In September 2016, police raided 20 homes, arresting 14 people with Blaise Lewinson convicted for manslaughter, while others faced court for drug posession and conspiracy to supply class A drugs.

 

“Drug related cases are very complex as the danger doesn’t stop at the arrest of the gang member. There’s the outstanding debt for the drugs which are ceased, so the gang will often target the siblings and other family members to try and collect.”

 

As a result, many cases often result in having to relocate entire families in order to protect the children. “We recently rehoused a number of families in temporary accomodation due to being in high risk of being attacked.”

 

“It’s a sad thing to see, because not only does it mean the displacement of a child from their home, community and friends, they have to endure the long process of finding the place to relocate to.

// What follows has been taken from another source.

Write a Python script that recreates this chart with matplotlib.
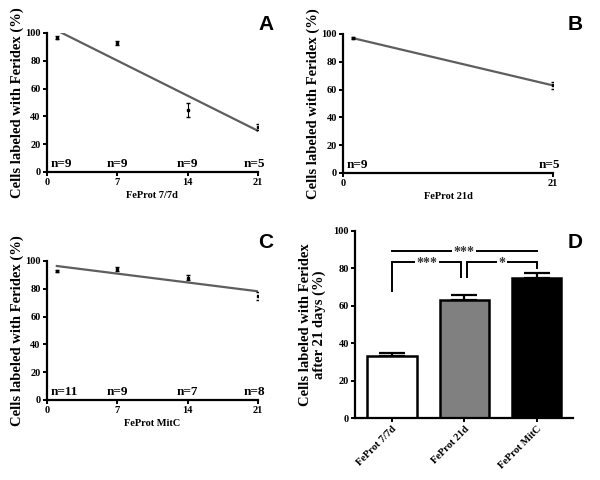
import numpy as np
import matplotlib
matplotlib.use("Agg")
import matplotlib.pyplot as plt

serif = "Liberation Serif"
sans = "Liberation Sans"
line_grey = "#5e5e5e"

# panel A: FeProt 7/7d
a_days = [1, 7, 14, 21]
a_vals = [96.5, 93, 44.5, 32.5]
a_err = [1, 1.5, 5, 2]
a_n = ["n=9", "n=9", "n=9", "n=5"]

# panel B: FeProt 21d
b_days = [1, 21]
b_vals = [97, 63]
b_err = [0.8, 2.5]
b_n = ["n=9", "n=5"]

# panel C: FeProt MitC
c_days = [1, 7, 14, 21]
c_vals = [93, 94, 88, 75]
c_err = [0.8, 1.5, 2, 3]
c_n = ["n=11", "n=9", "n=7", "n=8"]

# panel D: after 21 days
d_groups = ["FeProt 7/7d", "FeProt 21d", "FeProt MitC"]
d_vals = [33, 63, 75]
d_err = [2, 3, 2.5]
d_colors = ["white", "#808080", "black"]
# (left bar, right bar, label, height)
d_sig = [(0, 2, "***", 89), (0, 1, "***", 83.5), (1, 2, "*", 83.5)]

ylab = "Cells labeled with Feridex (%)"


def style(ax):
    for s in ["top", "right"]:
        ax.spines[s].set_visible(False)
    for s in ["left", "bottom"]:
        ax.spines[s].set_linewidth(1.6)
    ax.tick_params(width=1.4, length=3, pad=1.5)
    for lab in ax.get_xticklabels() + ax.get_yticklabels():
        lab.set_fontfamily(serif)
        lab.set_fontweight("bold")
        lab.set_fontsize(7.5)


def time_panel(ax, days, vals, err, ns, xlab, xticks, fit=True):
    days = np.array(days, float)
    vals = np.array(vals, float)
    if fit:
        k, b = np.polyfit(days, vals, 1)
        xs = np.array([days[0], days[-1]])
        ax.plot(xs, k * xs + b, color=line_grey, lw=1.6, zorder=2)
    else:
        ax.plot(days, vals, color=line_grey, lw=1.6, zorder=2)
    ax.errorbar(days, vals, yerr=err, fmt="s", ms=2, color="black",
                ecolor="black", elinewidth=0.8, capsize=1.5, zorder=3)
    ax.set_xlim(0, 21)
    ax.set_ylim(0, 100)
    ax.set_yticks([0, 20, 40, 60, 80, 100])
    ax.set_xticks(xticks)
    ax.set_xlabel(xlab, fontfamily=serif, fontweight="bold", fontsize=7.5, labelpad=3)
    ax.set_ylabel(ylab, fontfamily=serif, fontweight="bold", fontsize=10.5, labelpad=1)
    for i, (d, t) in enumerate(zip(days, ns)):
        if i == 0:
            x, ha = 0.35, "left"
        elif i == len(days) - 1:
            x, ha = 21.7, "right"
        else:
            x, ha = d, "center"
        ax.text(x, 1.5, t, ha=ha, va="bottom", fontfamily=serif,
                fontweight="bold", fontsize=9.5, clip_on=False)
    style(ax)


fig = plt.figure(figsize=(6, 4.8), dpi=100)

axA = fig.add_axes([0.078, 0.6417, 0.352, 0.2896])
time_panel(axA, a_days, a_vals, a_err, a_n, "FeProt 7/7d", [0, 7, 14, 21])

axB = fig.add_axes([0.5717, 0.6396, 0.35, 0.2896])
time_panel(axB, b_days, b_vals, b_err, b_n, "FeProt 21d", [0, 21], fit=False)

axC = fig.add_axes([0.078, 0.1667, 0.352, 0.2896])
time_panel(axC, c_days, c_vals, c_err, c_n, "FeProt MitC", [0, 7, 14, 21])

axD = fig.add_axes([0.5917, 0.129, 0.3633, 0.39])
pos = np.arange(len(d_groups))
axD.bar(pos, d_vals, width=0.68, color=d_colors, edgecolor="black", linewidth=1.8, zorder=2)
axD.errorbar(pos, d_vals, yerr=[np.zeros(len(d_err)), d_err], fmt="none",
             ecolor="black", elinewidth=1.6, capsize=9.5, capthick=1.6, zorder=1)
axD.set_xlim(-0.51, 2.5)
axD.set_ylim(0, 100)
axD.set_yticks([0, 20, 40, 60, 80, 100])
axD.set_xticks(pos)
axD.set_xticklabels(d_groups)
axD.set_ylabel("Cells labeled with Feridex\nafter 21 days (%)", fontfamily=serif,
               fontweight="bold", fontsize=10.5, labelpad=5, linespacing=1.1)
style(axD)
for lab in axD.get_xticklabels():
    lab.set_rotation(45)
    lab.set_ha("right")
    lab.set_rotation_mode("anchor")
    lab.set_fontsize(7.5)

# significance brackets
legs = {(0, 1): ((0, 68), (0.96, 75.5)), (1, 2): ((1.04, 75.5), (2, 80))}
for i, j, t, h in d_sig:
    if (i, j) in legs:
        (x0, b0), (x1, b1) = legs[(i, j)]
        axD.plot([x0, x0, x1, x1], [b0, h, h, b1], color="black", lw=1.4,
                 solid_joinstyle="miter")
    else:
        x0, x1 = i, j
        axD.plot([x0, x1], [h, h], color="black", lw=1.4)
    axD.text((x0 + x1) / 2, h - 0.8, t, ha="center", va="center", fontfamily=serif,
             fontweight="bold", fontsize=10, color="#333333",
             bbox=dict(facecolor="white", edgecolor="none", pad=1.0))

for letter, x, y in [("A", 266, 24), ("B", 575, 24), ("C", 266, 242), ("D", 575, 242)]:
    fig.text(x / 600, 1 - y / 480, letter, ha="center", va="center",
             fontfamily=sans, fontweight="bold", fontsize=15)

fig.savefig("out.png", dpi=100)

People can be in temporary housing for months, isolated, unable to speak about where they are to anyone, just waiting to find out where they will have to create a new life.”

 

All this weapon related violence and drug arrests begs an important question, where are these kids getting them from?

 

Apparently it is as easy as ordering food online. Last year The Guardian reported on amazon selling knives to underage children without age checks. But how do parents not find out after the package is delivered?

 

Also, the increase in gun possessions is especially puzzling considering the tight regulations in the UK.

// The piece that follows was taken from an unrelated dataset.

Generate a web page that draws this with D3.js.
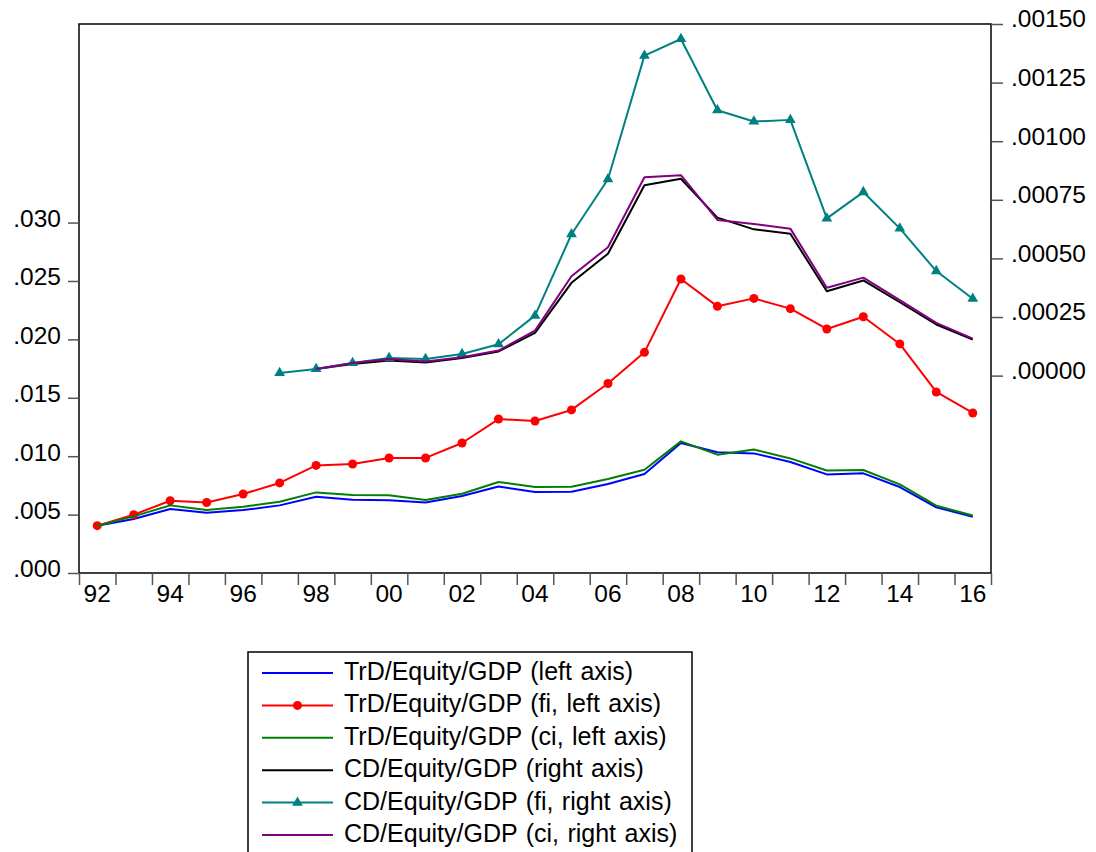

In the islington borough, the two notorious gangs are the Red Pitch Gang (RPG) and the Essex Road Gang. Kids are targeted to join from a very young age and can be attacked for refusing. The RPG have even created music videos to encourage membership.

But community groups have been formed by mothers in Islington, working with authorities and encouraging families to talk to each other and keep better tabs on their children.

 

“Warning signs include things like the kids staying out late at night, coming home with jewellery which they can’t explain and drops in attendance.”

 

“It’s so difficult when there are estates where the whole place is associated with a gang. Most gang members come from troubled families but kids from regular families can be in danger just by who they know and associate with in one of these estates.”

 

“These kids are also so afraid of speaking out about it, because they’re afraid of what will happen, so we don’t get a lot of them opening up to us.”

 

To combat this trend of gangs and break the stigma of snitching, the Integrated gangs team (ITG) made up of police, children services, probation, job centre and other institutions was established to work with and get them out of gangs. By improving outcomes for offenders and victims, reducing gang membership and works to reintegrate ex-members back into society.

 

But aside from the structural approach of the government to combat the issue there are more responsibilities that lie with the parents.

 

“Parents need to be more educated on the issue. They need to know where their kids are, who they’re associated with and what they’re doing online. Spend time with them and let them know that they’re loved and try to understand what they’re going through.”